Anche a Peschici, apparentemente un Eden di pace, la bufera del secondo conflitto mondiale, miete le sue vittime e pure la famiglia Laberi ne è colpita: Gino e Peppinillo sono prigionieri degli inglesi. L’autore focalizza l’attenzione sul padre Gino, sul suo dolore nel vedere i compagni feriti in battaglia; il racconto si sofferma sulla sofferenza di Gino costretto a lasciare sulla sabbia gli amici ormai morti; infine, lo scrittore sottolinea la disperazione del padre soldato nel  dover dare ai commilitoni caduti l’estremo saluto col segno di croce.
Ma il dolore della guerra vissuta da Gino in modo diretto e che si riflette su Bianca costretta – anche se ben accolta – ad adattarsi ad un paese e ad una famiglia – quella dei suoceri Laberi – che lei conosce poco, diventa occasione di riflessione esistenziale.
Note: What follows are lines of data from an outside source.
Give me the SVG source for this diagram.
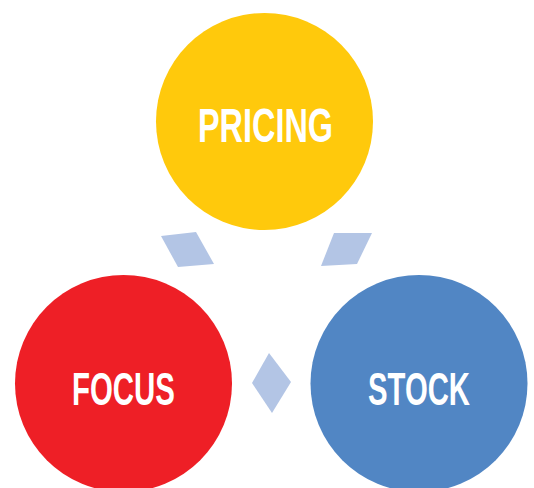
<svg xmlns="http://www.w3.org/2000/svg" width="534" height="488" viewBox="0 0 534 488">
<style>
.lbl{font-family:"Liberation Sans Narrow","Liberation Sans",Arial,sans-serif;font-weight:bold;fill:#ffffff;text-anchor:middle}
.conn{fill:#B3C5E5}
</style>
<rect width="534" height="488" fill="#ffffff"/>
<g id="connectors">
<polygon class="conn" points="161,236 196,232 214,264 178,267"/>
<polygon class="conn" points="334,233 372,233 357,264 321,266"/>
<polygon class="conn" points="269,353 291,382 272,413 252,383"/>
</g>
<g id="pricing">
<circle cx="264.5" cy="121.5" r="108.5" fill="#FFC90C"/>
<text class="lbl" x="265.5" y="142" font-size="48" textLength="135" lengthAdjust="spacingAndGlyphs">PRICING</text>
</g>
<g id="focus">
<circle cx="123.5" cy="383.5" r="108.5" fill="#EE1F26"/>
<text class="lbl" x="123.5" y="405" font-size="47" textLength="103" lengthAdjust="spacingAndGlyphs">FOCUS</text>
</g>
<g id="stock">
<circle cx="419" cy="383.5" r="108.5" fill="#5186C4"/>
<text class="lbl" x="419" y="405" font-size="47" textLength="102" lengthAdjust="spacingAndGlyphs">STOCK</text>
</g>
</svg>
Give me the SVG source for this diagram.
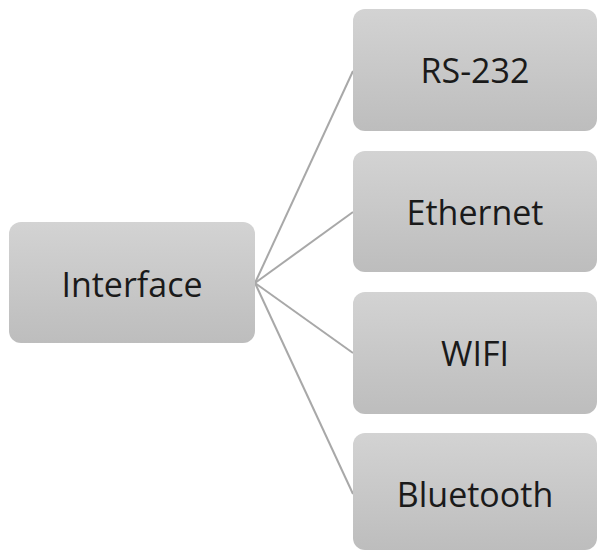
<svg xmlns="http://www.w3.org/2000/svg" width="598" height="551" viewBox="0 0 598 551">
<defs>
<linearGradient id="g" x1="0" y1="0" x2="0" y2="1">
<stop offset="0" stop-color="#d3d3d3"/>
<stop offset="1" stop-color="#bdbdbd"/>
</linearGradient>
<style>
.box{fill:url(#g);}
.lbl{font-family:"Open Sans","Noto Sans",sans-serif;font-size:34px;fill:#1a1a1a;text-anchor:middle;dominant-baseline:central;}
.edge{stroke:#a8a8a8;stroke-width:2;fill:none;}
</style>
</defs>
<rect width="598" height="551" fill="#ffffff"/>
<g id="connectors">
<line class="edge" x1="255" y1="283" x2="353" y2="71"/>
<line class="edge" x1="255" y1="283" x2="353" y2="212"/>
<line class="edge" x1="255" y1="283" x2="353" y2="353"/>
<line class="edge" x1="255" y1="283" x2="353" y2="494"/>
</g>
<g id="interface">
<rect class="box" x="9" y="222" width="246" height="121" rx="12"/>
<text class="lbl" x="132" y="284">Interface</text>
</g>
<g id="rs232">
<rect class="box" x="353" y="9" width="244" height="122" rx="12"/>
<text class="lbl" x="475" y="70">RS-232</text>
</g>
<g id="ethernet">
<rect class="box" x="353" y="151" width="244" height="121" rx="12"/>
<text class="lbl" x="475" y="212">Ethernet</text>
</g>
<g id="wifi">
<rect class="box" x="353" y="292" width="244" height="122" rx="12"/>
<text class="lbl" x="475" y="353">WIFI</text>
</g>
<g id="bluetooth">
<rect class="box" x="353" y="433" width="244" height="117" rx="12"/>
<text class="lbl" x="475" y="494">Bluetooth</text>
</g>
</svg>
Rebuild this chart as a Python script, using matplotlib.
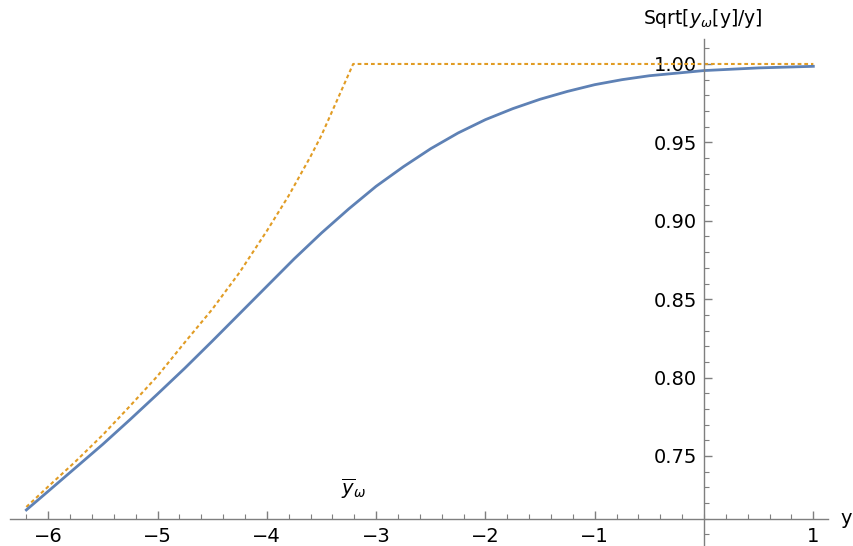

La conclusione del testo di Paolo Labombarda solo gradualmente conquista l’equilibrio tra la percezione del non senso della storia e la speranza di guardare al futuro con forza nuova: la domanda che Bianca si pone (tutto quello che è accaduto in questi anni che senso ha ?) porta ad un’amara risposta: la guerra a noi ha rubato una parte di vita, di giovinezza. E dalla sfera individuale, familiare, Bianca passa ad una dimensione universale: l’insensatezza della guerra, sempre e per tutti. Sembra di rileggere Pavese, quando ne La casa in collina scrive: ogni guerra è una guerra civile.
E’ fuori discussione il devastante non senso della storia. Nonostante tutto, però, il treno corre. Tra olivi, olivi, e olivi.